Cedar Rapids meets Park City Minnesota-bred filmmakers play key roles in one of the most anticipated entries in this year's Sundance Film festival, "Cedar Rapids," starring Ed Helms and John C. Reilly as insurance salesmen on a wild weekend in Sin City, Iowa. The R-rated corporate comedy is the feature debut for writer Phil Johnston, a former KARE 11 reporter whom the trade paper Variety named one of its 10 Screenwriters to Watch. The film was produced by University of Minnesota alum Jim Burke, whose credits include Alexander Payne's "Election" and Bobby and Peter Farrelly's "Kingpin." You can view the trailer at www.slashfilm.com/cedar-rapids-trailer/

COLIN COVERT

Dowling toasted in Dublin When Joe Dowling last staged a play abroad -- the Vermeer-themed drama "The Girl With a Pearl Earring" in London in 2008 -- it was met with mostly negative reviews. The critical reception has been much better for his latest production, John B. Keane's "The Field," which opened this week at the Olympia Theatre in Dublin, where the play premiered in 1965. The drama centers on a tenant farmer played by Irish-American stage legend Brian Dennehy. Dowling's "sensitive" direction serves the playwright's "scabrous wit" "more than well," said the Irish Times. The show transfers to two other venues in Ireland before closing Feb 26. Dowling's next play at the Guthrie is "Arsenic and Old Lace," opening in April.

ROHAN PRESTON

Diamonds aren't foreverNote to ostentatious rappers everywhere: Leave your gaudy, diamond-encrusted necklaces in the tour bus when you come to Minnesota.

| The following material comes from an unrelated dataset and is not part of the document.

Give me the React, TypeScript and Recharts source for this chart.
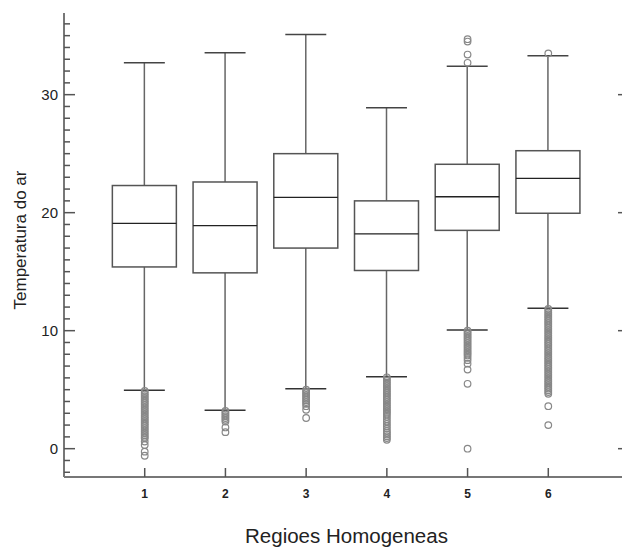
import { ComposedChart, Bar, Scatter, XAxis, YAxis } from "recharts";

const REGIONS = [1, 2, 3, 4, 5, 6];
const WHISKER_LOW = [4.95, 3.25, 5.08, 6.1, 10.06, 11.9];
const Q1 = [15.4, 14.9, 17.0, 15.1, 18.5, 19.95];
const MEDIAN = [19.1, 18.9, 21.3, 18.2, 21.35, 22.9];
const Q3 = [22.3, 22.6, 25.0, 21.0, 24.1, 25.25];
const WHISKER_HIGH = [32.7, 33.55, 35.1, 28.9, 32.4, 33.3];

const OUTLIERS_1 = [4.9, 4.75, 4.6, 4.45, 4.3, 4.15, 4.0, 3.85, 3.7, 3.55, 3.4, 3.25, 3.1, 2.95, 2.8, 2.65, 2.5, 2.35, 2.2, 2.05, 1.9, 1.75, 1.6, 1.45, 1.3, 1.15, 1.0, 0.88, 0.6, 0.31, -0.25, -0.6];
const OUTLIERS_2 = [3.2, 3.05, 2.9, 2.75, 2.6, 2.45, 2.3, 1.8, 1.4];
const OUTLIERS_3 = [5.0, 4.85, 4.7, 4.55, 4.4, 4.25, 4.1, 3.95, 3.8, 3.6, 3.3, 2.6];
const OUTLIERS_4 = [6.05, 5.9, 5.75, 5.6, 5.45, 5.3, 5.15, 5.0, 4.85, 4.7, 4.55, 4.4, 4.25, 4.1, 3.95, 3.8, 3.65, 3.5, 3.35, 3.2, 3.05, 2.9, 2.7, 2.5, 2.3, 2.1, 1.9, 1.7, 1.5, 1.35, 1.2, 1.05, 0.9, 0.75];
const OUTLIERS_5 = [34.7, 34.5, 33.4, 32.7, 10.0, 9.85, 9.7, 9.55, 9.4, 9.25, 9.1, 8.95, 8.8, 8.65, 8.5, 8.35, 8.2, 8.05, 7.9, 7.7, 7.5, 7.2, 6.7, 5.5, 0.0];
const OUTLIERS_6 = [33.5, 11.85, 11.7, 11.55, 11.4, 11.25, 11.1, 10.95, 10.8, 10.65, 10.5, 10.35, 10.2, 10.05, 9.9, 9.75, 9.6, 9.45, 9.3, 9.15, 9.0, 8.85, 8.7, 8.55, 8.4, 8.25, 8.1, 7.95, 7.8, 7.65, 7.5, 7.35, 7.2, 7.05, 6.9, 6.75, 6.6, 6.45, 6.3, 6.15, 6.0, 5.85, 5.7, 5.55, 5.4, 5.25, 5.1, 4.95, 4.8, 4.65, 3.6, 2.0];

const Y_TICKS = [-2, -1, 0, 1, 2, 3, 4, 5, 6, 7, 8, 9, 10, 11, 12, 13, 14, 15, 16, 17, 18, 19, 20, 21, 22, 23, 24, 25, 26, 27, 28, 29, 30, 31, 32, 33, 34, 35, 36];
const Y_MAJOR = [0, 10, 20, 30];

const FONT = "'Liberation Sans', Arial, Helvetica, sans-serif";
const AXIS = "#777";
const TICK = "#555";

const boxData = REGIONS.map((region, i) => ({
  region,
  range: [WHISKER_LOW[i], WHISKER_HIGH[i]],
  low: WHISKER_LOW[i],
  q1: Q1[i],
  median: MEDIAN[i],
  q3: Q3[i],
  high: WHISKER_HIGH[i],
}));

const outlierData = [OUTLIERS_1, OUTLIERS_2, OUTLIERS_3, OUTLIERS_4, OUTLIERS_5, OUTLIERS_6].flatMap((vals, i) =>
  vals.map((value) => ({ region: REGIONS[i], value }))
);

// the bar spans low..high whisker; inner levels come from the same linear scale
function BoxShape(props: any) {
  const { x, y, width, height, payload } = props;
  const top = Math.min(y, y + height);
  const bottom = Math.max(y, y + height);
  const { low, high, q1, median, q3 } = payload;
  const py = (v: number) => top + ((high - v) / (high - low)) * (bottom - top);
  const cx = x + width / 2;
  const cap = width * 0.32;
  return (
    <g>
      <line x1={cx} x2={cx} y1={py(high)} y2={py(q3)} stroke="#666" strokeWidth={1.5} />
      <line x1={cx} x2={cx} y1={py(q1)} y2={py(low)} stroke="#666" strokeWidth={1.5} />
      <line x1={cx - cap} x2={cx + cap} y1={py(high)} y2={py(high)} stroke="#444" strokeWidth={1.5} />
      <line x1={cx - cap} x2={cx + cap} y1={py(low)} y2={py(low)} stroke="#333" strokeWidth={1.5} />
      <rect x={x} y={py(q3)} width={width} height={py(q1) - py(q3)} fill="#fff" stroke="#555" strokeWidth={1.5} />
      <line x1={x} x2={x + width} y1={py(median)} y2={py(median)} stroke="#222" strokeWidth={1.3} />
    </g>
  );
}

function Outlier(props: any) {
  return <circle cx={props.cx} cy={props.cy} r={3.3} fill="none" stroke="#888" strokeWidth={1.2} />;
}

function LeftTick(props: any) {
  const { x, y, payload } = props;
  const major = Y_MAJOR.includes(payload.value);
  return (
    <g>
      <line x1={x} x2={x + (major ? 11 : 6)} y1={y} y2={y} stroke={TICK} strokeWidth={1.5} />
      {major && (
        <text x={x - 6} y={y} dy={5.5} textAnchor="end" fontSize={15} fill="#222" fontFamily={FONT}>
          {payload.value}
        </text>
      )}
    </g>
  );
}

function RightTick(props: any) {
  const { x, y } = props;
  return <line x1={x} x2={x - 11} y1={y} y2={y} stroke={TICK} strokeWidth={1.5} />;
}

function BottomTick(props: any) {
  const { x, y, payload } = props;
  return (
    <g>
      <line x1={x} x2={x} y1={y} y2={y - 9} stroke={TICK} strokeWidth={1.5} />
      <text x={x} y={y + 21} textAnchor="middle" fontSize={12} fontWeight="bold" fill="#222" fontFamily={FONT}>
        {payload.value}
      </text>
    </g>
  );
}

function TopTick(props: any) {
  const { x, y } = props;
  return <line x1={x} x2={x} y1={y} y2={y + 9} stroke={TICK} strokeWidth={1.5} />;
}

export default function App() {
  return (
    <div style={{ position: "fixed", left: 0, top: 0, width: 622, height: 547, overflow: "hidden", background: "#fff" }}>
      <ComposedChart width={640} height={547} data={boxData} margin={{ top: 13, right: 0, bottom: 0, left: 0 }}>
        <XAxis
          xAxisId="bottom"
          dataKey="region"
          type="number"
          domain={[0, 7]}
          ticks={REGIONS}
          allowDataOverflow
          height={70}
          tickSize={0}
          tickMargin={0}
          tick={<BottomTick />}
          axisLine={{ stroke: AXIS, strokeWidth: 2 }}
          label={{
            content: (p: any) => (
              <text
                x={p.viewBox.x + p.viewBox.width / 2}
                y={p.viewBox.y + 66}
                textAnchor="middle"
                fontSize={20.5}
                fill="#222"
                fontFamily={FONT}
              >
                Regioes Homogeneas
              </text>
            ),
          }}
        />
        <XAxis
          xAxisId="top"
          orientation="top"
          dataKey="region"
          type="number"
          domain={[0, 7]}
          ticks={REGIONS}
          allowDataOverflow
          height={0}
          tickSize={0}
          tickMargin={0}
          tick={<TopTick />}
          axisLine={{ stroke: AXIS, strokeWidth: 2 }}
        />
        <YAxis
          yAxisId="left"
          type="number"
          domain={[-2.4, 36.92]}
          ticks={Y_TICKS}
          interval={0}
          allowDataOverflow
          width={64}
          tickSize={0}
          tickMargin={0}
          tick={<LeftTick />}
          axisLine={{ stroke: AXIS, strokeWidth: 2 }}
          label={{
            content: (p: any) => {
              const cx = 20;
              const cy = p.viewBox.y + p.viewBox.height / 2 - 5;
              return (
                <text
                  x={cx}
                  y={cy}
                  transform={`rotate(-90 ${cx} ${cy})`}
                  textAnchor="middle"
                  dominantBaseline="central"
                  fontSize={17}
                  fill="#222"
                  fontFamily={FONT}
                >
                  Temperatura do ar
                </text>
              );
            },
          }}
        />
        <YAxis
          yAxisId="right"
          orientation="right"
          type="number"
          domain={[-2.4, 36.92]}
          ticks={Y_MAJOR}
          interval={0}
          allowDataOverflow
          width={11}
          tickSize={0}
          tickMargin={0}
          tick={<RightTick />}
          axisLine={{ stroke: AXIS, strokeWidth: 2 }}
        />
        <Bar
          xAxisId="bottom"
          yAxisId="left"
          dataKey="range"
          barSize={64}
          shape={<BoxShape />}
          isAnimationActive={false}
        />
        <Scatter
          xAxisId="bottom"
          yAxisId="left"
          data={outlierData}
          dataKey="value"
          shape={<Outlier />}
          isAnimationActive={false}
        />
      </ComposedChart>
    </div>
  );
}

Yep, the recent phenomenon of rappers who get their chains snatched has come to our fair state. New Orleans native Gudda Gudda (protégé of Lil Wayne) was performing Saturday at Club Olmeca in Burnsville when a fan snatched a chain off the rapper's neck. Online hip-hop news outlets have posted a 7-minute video of the incident and ensuing fracas. In the footage, Gudda immediately jumps off stage and throws a few blows before security intervenes. Gudda verified the incident on Twitter. While it's embarrassing, he shouldn't feel too bad. He joins a sorry pantheon of rappers that includes Young Buck, Young Berg and even 50 Cent.

TOM HORGEN

'Some Assembly' disassembled A decade before Girl Talk became famous for mashing up rock and hip-hop samples, there was "Some Assembly Required," which also throws in news bites, preacher sermons, kangaroo mating calls -- you name it. For 12 years sonic wizard Jon Nelson has been weirding out Radio K listeners and scaring many a late-night driver into questioning their sobriety level, but "Assembly" is about to become a thing of the past. Nelson is signing off with one final show -- episode No. 262! -- airing Tuesday at 11 p.m. (at 104.5 or 100.7 FM, 770 AM or RadioK.org). "I think I've said just about all I can say on the subject -- for now, anyway," said Nelson, who also wants to make time for himself as a new dad and a record maker. To mark the finale, he's issuing an appropriately madcap compilation CD titled "50/50," featuring 50 tracks that are 50 seconds long and contain at least 50 percent recycled audio material. Get it at Some-Assembly-Required.net.

CHRIS RIEMENSCHNEIDER

Great balls of ice Ben Folds genuinely likes performing in Minneapolis, he said in a phone interview last week, but you'll never catch the North Carolina piano rocker spending more time here than he has to -- not after his 7th Street Entry gig in January 1996. "The temperature was minus 40," his war story started. He and the band faced the already-daunting task of unloading his baby grand piano into the club without proper winter gear. "It was so cold, we twice had to go inside to save ourselves and just left the piano out there in the middle of the street, with cars driving around it," Folds remembered with an incredulous laugh. They finally got the thing indoors, but it took so long, the hammers inside the piano froze. "For about the first hour of the gig, they were frozen solid, which was pretty bad," said Folds. "But then it got worse when the hammers started to unfreeze, and then they sounded all soggy. There was even steam rising up out of the piano." One word explains his willingness to return to First Avenue this Sunday: roadies.

CHRIS RIEMENSCHNEIDER

Putting the P in 'PHC' Singer/banjo player Abigail Washburn was thrilled to be on "A Prairie Home Companion" last Saturday even though guest host Sara Watkins, not Garrison Keillor, handpicked her for the show. Washburn was so excited that she brought her mom along and insisted on having their photo taken with Mr. Lake Wobegon. On the air, Washburn gushed on behalf of her band: "This is a major life event for all of us. Our moms and grandmothers are peeing in their pants with excitement."